Records
........
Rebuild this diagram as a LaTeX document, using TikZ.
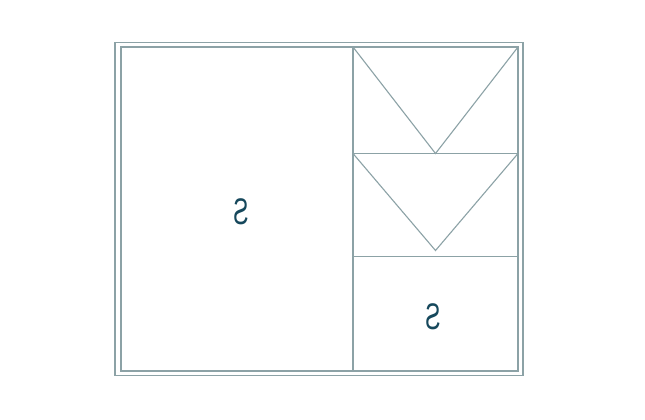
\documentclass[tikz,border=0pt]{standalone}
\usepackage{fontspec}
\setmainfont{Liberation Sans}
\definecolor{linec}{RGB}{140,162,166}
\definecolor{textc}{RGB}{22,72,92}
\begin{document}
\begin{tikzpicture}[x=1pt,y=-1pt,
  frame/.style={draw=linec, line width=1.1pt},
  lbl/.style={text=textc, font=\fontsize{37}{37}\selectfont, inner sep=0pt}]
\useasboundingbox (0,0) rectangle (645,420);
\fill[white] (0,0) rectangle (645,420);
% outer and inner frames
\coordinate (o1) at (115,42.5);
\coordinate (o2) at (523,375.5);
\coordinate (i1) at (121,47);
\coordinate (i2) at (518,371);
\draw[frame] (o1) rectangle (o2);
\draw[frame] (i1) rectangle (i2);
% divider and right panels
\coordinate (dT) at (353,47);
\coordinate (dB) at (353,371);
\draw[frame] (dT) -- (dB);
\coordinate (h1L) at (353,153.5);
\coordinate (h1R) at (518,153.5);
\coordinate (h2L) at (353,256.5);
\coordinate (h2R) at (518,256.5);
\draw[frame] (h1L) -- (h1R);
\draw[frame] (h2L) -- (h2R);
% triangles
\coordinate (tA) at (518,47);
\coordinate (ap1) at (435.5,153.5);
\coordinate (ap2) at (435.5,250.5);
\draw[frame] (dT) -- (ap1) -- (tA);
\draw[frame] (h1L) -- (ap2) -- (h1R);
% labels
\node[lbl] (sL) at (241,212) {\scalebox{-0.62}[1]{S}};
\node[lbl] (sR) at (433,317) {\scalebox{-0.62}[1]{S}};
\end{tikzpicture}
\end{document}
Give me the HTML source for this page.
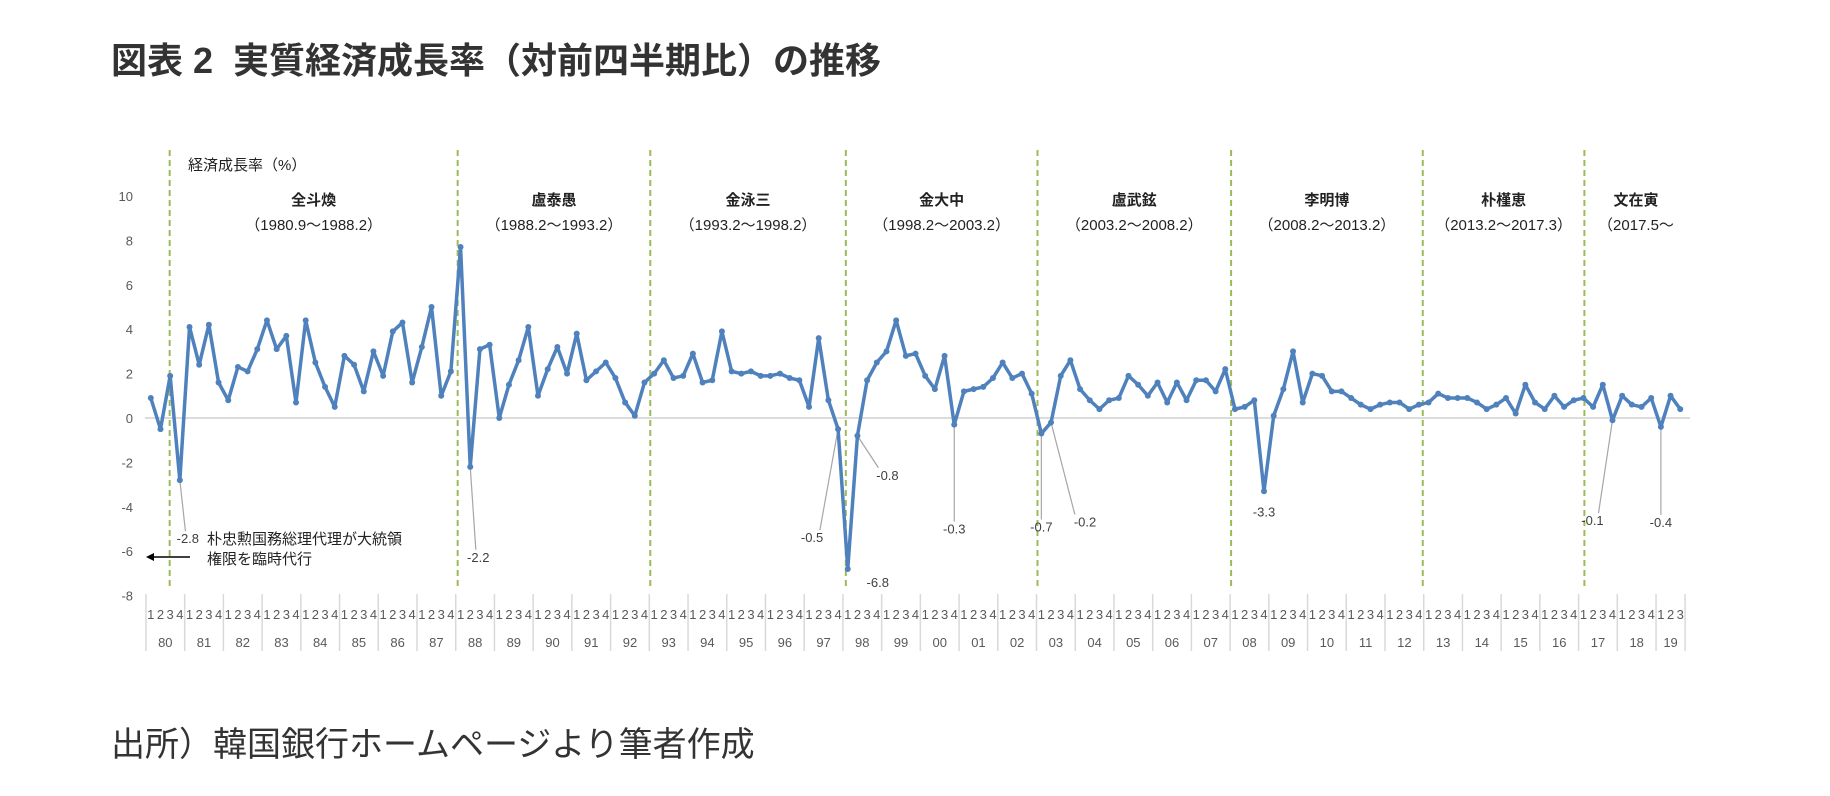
........
Task requirements: Every line of the data should be copied as it stands, without the images.

Result of this task:
Rebuild this diagram as a LaTeX document, using TikZ.
\documentclass[tikz,border=0pt]{standalone}
\usepackage{fontspec}
\setmainfont{Liberation Sans}
\definecolor{linec}{RGB}{140,162,166}
\definecolor{textc}{RGB}{22,72,92}
\begin{document}
\begin{tikzpicture}[x=1pt,y=-1pt,
  frame/.style={draw=linec, line width=1.1pt},
  lbl/.style={text=textc, font=\fontsize{37}{37}\selectfont, inner sep=0pt}]
\useasboundingbox (0,0) rectangle (645,420);
\fill[white] (0,0) rectangle (645,420);
% outer and inner frames
\coordinate (o1) at (115,42.5);
\coordinate (o2) at (523,375.5);
\coordinate (i1) at (121,47);
\coordinate (i2) at (518,371);
\draw[frame] (o1) rectangle (o2);
\draw[frame] (i1) rectangle (i2);
% divider and right panels
\coordinate (dT) at (353,47);
\coordinate (dB) at (353,371);
\draw[frame] (dT) -- (dB);
\coordinate (h1L) at (353,153.5);
\coordinate (h1R) at (518,153.5);
\coordinate (h2L) at (353,256.5);
\coordinate (h2R) at (518,256.5);
\draw[frame] (h1L) -- (h1R);
\draw[frame] (h2L) -- (h2R);
% triangles
\coordinate (tA) at (518,47);
\coordinate (ap1) at (435.5,153.5);
\coordinate (ap2) at (435.5,250.5);
\draw[frame] (dT) -- (ap1) -- (tA);
\draw[frame] (h1L) -- (ap2) -- (h1R);
% labels
\node[lbl] (sL) at (241,212) {\scalebox{-0.62}[1]{S}};
\node[lbl] (sR) at (433,317) {\scalebox{-0.62}[1]{S}};
\end{tikzpicture}
\end{document}
Give me the HTML source for this page.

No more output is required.